When we were porting the MPS to OS X, we chose to use the native Mach threads interface instead of the POSIX threads emulation layer. We chose Mach because you can easily suspend and resume a target thread by calling the thread_suspend() and thread_resume() functions, whereas in POSIX, suspending a thread is a complex operation, requiring co-operation from the target thread. The implementation we use is for the target thread to install a handler for signal S1, and in the handler call sigsuspend() to wait for signal S2. Then you can send S1 to suspend it and S2 to resume. This requires all threads to be registered with the MPS by calling mps_thread_reg(), so that (among other reasons) on systems using POSIX threads the handler can be installed.

All looked good with the Mach threads implementation, except that one of the test cases was failing. Let’s apply the ‘five whys’ technique:

  1. Why is the test case failing?
    Because mps_thread_reg is being called twice on the same thread.
  2. Why is the test case registering the thread twice?
    It does so “just to make sure it works”. Here’s the code:
    /* register the thread twice, just to make sure it works */
    die(mps_thread_reg(&thread, (mps_arena_t)arena), "thread_reg");
    die(mps_thread_reg(&thread2, (mps_arena_t)arena), "thread2_reg");
    
  3. Why does this test need to register the thread twice “just to make sure it works”?

This one was tricky. As far as we knew, thread registration is reliable and doesn’t need to be done twice. We looked at the history for clues: the comment had been there since the first version of the test was written in February 2000. The commit message said:

new unit 
change.dylan.kinglet.160270
MT version of amcss
PosixThreads only

We could have asked the committer, but after so many years it seemed unlikely that he would remember why he had written the test case that way. The second line of the commit names a change (a related group of tasks) for the DylanWorks product release codenamed kinglet. We looked up the request that generated the change, and it said:

                         request.dylan.160270

MMDW is not available for Linux

Dylan want a new platform: Linux (RedHat 5.2), Intel, GCC version 2.7.2.3
Needs a real implementation of protection, virtual memory arena, threads,
stack scanner

There was nothing here explaining the mysterious test, so we were faced with a choice between implementing multiple registration on OS X (but not knowing why we were doing it), or changing the test case to remove the multiple registration test (but not knowing why it was there in the first place, and so possibly failing to detect some bug). The former was tricky, so we implemented the latter.

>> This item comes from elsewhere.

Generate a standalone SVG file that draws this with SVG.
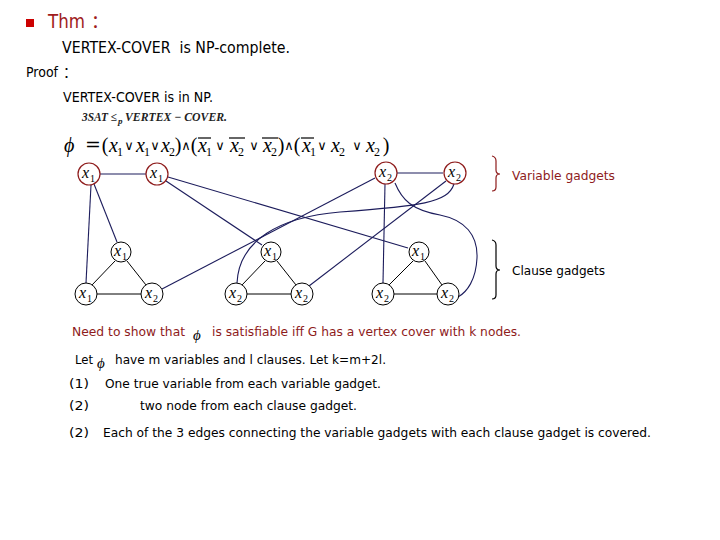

However, I wasn’t completely satisfied. It had clearly been quite a lot of work, back in 2000, to support threads being registered multiple times on POSIX threads platforms, because during thread suspension it was necessary to deduplicate the list of registered threads to avoid signalling them twice. No-one would have gone to such effort unless there had been a very good reason for it. So from time to time I had a poke around the project archives in search of relevant facts. And finally I dug up a nugget of gold:2

                         request.dylan.160252

Stack scanning is broken with multiple threads calling in to Dylan

A C program could create a number of threads, some of which call into
Dylan. When a thread (other than the ‘main thread’, whose stack is
registered when the Dylan DLL is loaded) calls into Dylan for the
first time, Dylan registers it and creates a stack-scanning root for
it.

[...]

Note that this problem must be solved in MPS, and cannot be fixed by
Dylan arranging to deregister the thread when returning control from
Dylan code back to C. The reason is that control might be transferred
by a mechanism other than a return (e.g. a longjmp).

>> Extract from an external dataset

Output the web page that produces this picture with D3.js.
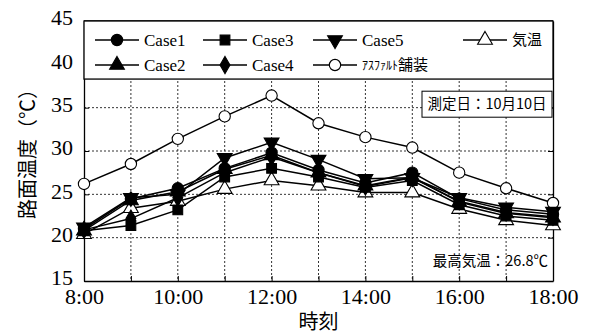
<!DOCTYPE html>
<html>
<head>
<meta charset="utf-8">
<script src="https://cdn.jsdelivr.net/npm/d3@7"></script>
<style>
  body { margin: 0; background: #fff; }
  svg text { fill: #000; }
</style>
</head>
<body>
<div id="chart"></div>
<script>
// hours of the day (x values) and tick labels
const hours = [8, 9, 10, 11, 12, 13, 14, 15, 16, 17, 18];
const xTickValues = [8, 10, 12, 14, 16, 18];
const yTickValues = [15, 20, 25, 30, 35, 40, 45];

// road surface temperatures (°C)
const case1 = [21.0, 24.5, 25.7, 28.0, 29.8, 27.8, 26.3, 27.5, 24.5, 23.2, 22.7];
const case2 = [20.8, 24.3, 25.3, 27.9, 29.5, 27.5, 26.0, 27.0, 24.1, 22.8, 22.3];
const case3 = [20.8, 21.4, 23.2, 27.0, 28.0, 27.0, 25.8, 26.6, 23.8, 22.5, 22.0];
const case4 = [20.9, 22.2, 24.6, 27.5, 29.3, 27.5, 25.9, 26.9, 24.2, 22.9, 22.4];
const case5 = [21.2, 24.6, 25.0, 29.2, 31.0, 29.0, 26.8, 26.9, 24.6, 23.5, 23.0];
const asphalt = [26.2, 28.5, 31.4, 34.0, 36.4, 33.2, 31.6, 30.4, 27.5, 25.7, 24.0];
const airTemp = [20.4, 23.4, 24.2, 25.6, 26.6, 26.0, 25.2, 25.2, 23.3, 22.0, 21.4];

const seriesNames = ['Case1', 'Case2', 'Case3', 'Case4', 'Case5', 'ｱｽﾌｧﾙﾄ舗装', '気温'];

const width = 599, height = 335;
const margin = {top: 21, right: 46, bottom: 54, left: 84};
const innerW = width - margin.left - margin.right;
const innerH = height - margin.top - margin.bottom;

const svg = d3.select('#chart').append('svg')
  .attr('width', width)
  .attr('height', height);

const g = svg.append('g')
  .attr('transform', `translate(${margin.left},${margin.top})`);

const x = d3.scaleLinear().domain([8, 18]).range([0, innerW]);
const y = d3.scaleLinear().domain([15, 45]).range([innerH, 0]);

const serif = 'Liberation Serif';
const jp = 'Noto Sans CJK JP';

// dotted grid
g.append('g')
  .selectAll('line')
  .data(hours.slice(1, -1))
  .join('line')
  .attr('x1', d => x(d)).attr('x2', d => x(d))
  .attr('y1', 0).attr('y2', innerH)
  .attr('stroke', '#333').attr('stroke-width', 1)
  .attr('stroke-dasharray', '2,2');

g.append('g')
  .selectAll('line')
  .data([20, 25, 30, 35, 40])
  .join('line')
  .attr('x1', 0).attr('x2', innerW)
  .attr('y1', d => y(d)).attr('y2', d => y(d))
  .attr('stroke', '#333').attr('stroke-width', 1)
  .attr('stroke-dasharray', '2,2');

// axes (ticks pointing inward)
const xAxis = g.append('g')
  .attr('transform', `translate(0,${innerH})`)
  .call(d3.axisBottom(x).tickValues(hours).tickSizeInner(-5).tickSizeOuter(0)
    .tickFormat(d => xTickValues.includes(d) ? d + ':00' : ''));
xAxis.attr('font-family', serif).attr('font-size', 22);
xAxis.selectAll('text').attr('dy', '0.95em').attr('y', 2);

const yAxis = g.append('g')
  .call(d3.axisLeft(y).tickValues(yTickValues).tickSizeInner(-5).tickSizeOuter(0));
yAxis.attr('font-family', serif).attr('font-size', 22);
yAxis.selectAll('text').attr('x', -11).attr('dy', '0.17em');

g.append('g')
  .attr('transform', `translate(${innerW},0)`)
  .call(d3.axisRight(y).tickValues(yTickValues).tickSizeInner(-5).tickSizeOuter(0).tickFormat(''));

g.selectAll('.domain').attr('stroke', '#000').attr('stroke-width', 1.3);
g.selectAll('.tick line').attr('stroke', '#000');

// top frame
g.append('line').attr('x1', 0).attr('x2', innerW).attr('y1', 0).attr('y2', 0)
  .attr('stroke', '#000').attr('stroke-width', 1.3);

// series
const series = [
  {name: seriesNames[6], values: airTemp, symbol: d3.symbolTriangle, size: 95, fill: '#fff', rot: 0},
  {name: seriesNames[5], values: asphalt, symbol: d3.symbolCircle, size: 100, fill: '#fff', rot: 0},
  {name: seriesNames[2], values: case3, symbol: d3.symbolSquare, size: 95, fill: '#000', rot: 0},
  {name: seriesNames[3], values: case4, symbol: d3.symbolDiamond, size: 85, fill: '#000', rot: 0},
  {name: seriesNames[1], values: case2, symbol: d3.symbolTriangle, size: 95, fill: '#000', rot: 0},
  {name: seriesNames[4], values: case5, symbol: d3.symbolTriangle, size: 95, fill: '#000', rot: 180},
  {name: seriesNames[0], values: case1, symbol: d3.symbolCircle, size: 100, fill: '#000', rot: 0}
];

const line = d3.line().x((d, i) => x(hours[i])).y(d => y(d));

series.forEach(s => {
  g.append('path')
    .datum(s.values)
    .attr('fill', 'none')
    .attr('stroke', '#000')
    .attr('stroke-width', 1.5)
    .attr('d', line);
});
series.forEach(s => {
  g.append('g')
    .selectAll('path')
    .data(s.values)
    .join('path')
    .attr('d', d3.symbol().type(s.symbol).size(s.size))
    .attr('transform', (d, i) => `translate(${x(hours[i])},${y(d)}) rotate(${s.rot})`)
    .attr('fill', s.fill)
    .attr('stroke', '#000')
    .attr('stroke-width', 1.1);
});

// legend box
const legendH = y(38.3);
g.append('rect')
  .attr('x', 0).attr('y', 0)
  .attr('width', innerW).attr('height', legendH)
  .attr('fill', '#fff').attr('stroke', '#000').attr('stroke-width', 1.3);

const legendItems = [
  {name: seriesNames[0], symbol: d3.symbolCircle, size: 100, fill: '#000', rot: 0, lx: 11, ly: 19},
  {name: seriesNames[2], symbol: d3.symbolSquare, size: 95, fill: '#000', rot: 0, lx: 119, ly: 19},
  {name: seriesNames[4], symbol: d3.symbolTriangle, size: 95, fill: '#000', rot: 180, lx: 229, ly: 19},
  {name: seriesNames[6], symbol: d3.symbolTriangle, size: 95, fill: '#fff', rot: 0, lx: 379, ly: 19},
  {name: seriesNames[1], symbol: d3.symbolTriangle, size: 95, fill: '#000', rot: 0, lx: 11, ly: 44},
  {name: seriesNames[3], symbol: d3.symbolDiamond, size: 85, fill: '#000', rot: 0, lx: 119, ly: 44},
  {name: seriesNames[5], symbol: d3.symbolCircle, size: 100, fill: '#fff', rot: 0, lx: 229, ly: 44}
];

const lg = g.append('g').selectAll('g').data(legendItems).join('g')
  .attr('transform', d => `translate(${d.lx},${d.ly})`);
lg.append('line').attr('x1', 0).attr('x2', 44).attr('y1', 0).attr('y2', 0)
  .attr('stroke', '#000').attr('stroke-width', 1.5);
lg.append('path')
  .attr('d', d => d3.symbol().type(d.symbol).size(d.size)())
  .attr('transform', d => `translate(22,0) rotate(${d.rot})`)
  .attr('fill', d => d.fill).attr('stroke', '#000').attr('stroke-width', 1.1);
lg.append('text')
  .attr('x', 49).attr('y', 0).attr('dy', '0.33em')
  .attr('font-family', d => /Case/.test(d.name) ? serif : jp)
  .attr('font-size', d => /Case/.test(d.name) ? 17 : 15)
  .each(function(d) {
    const t = d3.select(this);
    if (d.name === seriesNames[5]) {
      t.append('tspan').attr('font-size', 12).text('ｱｽﾌｧﾙﾄ');
      t.append('tspan').text('舗装');
    } else {
      t.text(d.name);
    }
  });

// date box
const dateG = g.append('g').attr('transform', `translate(${innerW - 131},${y(36.9)})`);
dateG.append('rect').attr('width', 130).attr('height', 26)
  .attr('fill', '#fff').attr('stroke', '#000').attr('stroke-width', 1);
dateG.append('text').attr('x', 65).attr('y', 13).attr('dy', '0.35em')
  .attr('text-anchor', 'middle')
  .attr('font-family', jp).attr('font-size', 14.5)
  .text('測定日：10月10日');

// max temperature note
g.append('text')
  .attr('x', innerW - 5).attr('y', y(16.7))
  .attr('text-anchor', 'end')
  .attr('font-family', jp).attr('font-size', 14.5)
  .text('最高気温：26.8℃');

// axis titles
svg.append('text')
  .attr('transform', `translate(28,${margin.top + innerH / 2 - 2}) rotate(-90)`)
  .attr('text-anchor', 'middle').attr('dy', '0.35em')
  .attr('font-family', jp).attr('font-size', 20)
  .text('路面温度（℃）');

svg.append('text')
  .attr('x', margin.left + innerW / 2).attr('y', 329)
  .attr('text-anchor', 'middle')
  .attr('font-family', jp).attr('font-size', 20)
  .text('時刻');
</script>
</body>
</html>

So now we can answer the ‘whys’:

  1. Why is the test case failing?
    Because mps_thread_reg is being called twice on the same thread.
  2. Why is the test case registering the thread twice?
    Because it must be possible to register a thread multiple times with the MPS, and the test case checks this.
  3. Why does it need to be possible to register a thread multiple times?
    Because the language runtime may be embedded in a program that calls into it from multiple threads.
  4. Why can’t the language runtime deregister the thread before returning to the caller?
    Because control might be transferred to the caller by a nonlocal mechanism such as an exception or longjmp(). The situation in which this might happen is one where the foreign code calls into the MPS-using language runtime, which calls back out into foreign code, which raises an exception.
  5. Why does the MPS need to support this feature?
    Because it’s needed by DylanWorks (now Open Dylan).

I documented the requirement in the thread manager design, so that future developers won’t have to go through the same archive search. And now I suppose that I’m going to have to implement multiple thread registration on OS X.

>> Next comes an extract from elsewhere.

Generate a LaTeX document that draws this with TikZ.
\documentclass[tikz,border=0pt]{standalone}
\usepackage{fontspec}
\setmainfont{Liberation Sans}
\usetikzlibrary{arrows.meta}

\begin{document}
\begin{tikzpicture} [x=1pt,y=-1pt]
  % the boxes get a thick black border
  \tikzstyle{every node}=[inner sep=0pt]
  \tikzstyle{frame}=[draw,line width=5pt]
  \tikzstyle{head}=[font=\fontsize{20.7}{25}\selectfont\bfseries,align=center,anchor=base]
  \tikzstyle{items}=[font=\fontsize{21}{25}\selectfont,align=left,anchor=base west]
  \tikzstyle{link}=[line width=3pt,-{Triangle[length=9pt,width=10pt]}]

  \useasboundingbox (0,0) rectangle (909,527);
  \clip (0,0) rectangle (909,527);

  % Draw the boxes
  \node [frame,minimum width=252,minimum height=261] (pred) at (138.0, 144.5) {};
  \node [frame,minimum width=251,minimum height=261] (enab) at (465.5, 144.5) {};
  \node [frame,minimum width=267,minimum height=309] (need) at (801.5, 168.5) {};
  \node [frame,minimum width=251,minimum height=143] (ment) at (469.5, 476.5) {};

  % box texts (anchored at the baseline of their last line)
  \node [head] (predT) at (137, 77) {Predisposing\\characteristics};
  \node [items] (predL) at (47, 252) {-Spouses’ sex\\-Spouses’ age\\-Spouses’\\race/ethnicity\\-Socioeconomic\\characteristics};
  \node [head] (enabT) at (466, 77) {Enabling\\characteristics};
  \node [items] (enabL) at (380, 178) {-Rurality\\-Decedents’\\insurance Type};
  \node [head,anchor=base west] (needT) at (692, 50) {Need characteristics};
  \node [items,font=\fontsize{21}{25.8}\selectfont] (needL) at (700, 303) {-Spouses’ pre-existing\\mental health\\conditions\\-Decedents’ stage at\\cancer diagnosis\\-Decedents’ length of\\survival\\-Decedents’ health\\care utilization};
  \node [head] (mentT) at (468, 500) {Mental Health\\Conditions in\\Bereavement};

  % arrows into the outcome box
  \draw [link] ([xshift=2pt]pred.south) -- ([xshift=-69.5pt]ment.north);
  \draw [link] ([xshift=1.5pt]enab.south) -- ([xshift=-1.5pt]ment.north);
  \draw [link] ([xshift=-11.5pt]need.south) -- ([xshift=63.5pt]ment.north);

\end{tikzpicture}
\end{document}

This requirement, now discovered, allows us to answer other questions about the proper behaviour of the MPS thread manager. For example, does the MPS need to cope with dead threads, or should it rely on the client program to deregister them? The requirement to be able to support embedding of MPS-using code (such as a language runtime) in a program that does not co-operate with the MPS means that a program cannot reliably deregister threads before they die, and so the MPS has to make a best effort to handle dead threads.


  1.  Obviously the number ‘five’ is arbitrary: the idea is to keep asking why until you are confident that you understand enough about the problem and its causes. In Ohno’s example, you could continue (why was there no strainer attached?) and maybe go on to find defects in the maintainance and inspection procedures.

  2.  Note the value of keeping all project documentation for the lifetime of the product: this request is from 1999, from a long-defunct issue-tracking system at a company that no longer exists, but without it, we wouldn’t have known why the code was written the way it was.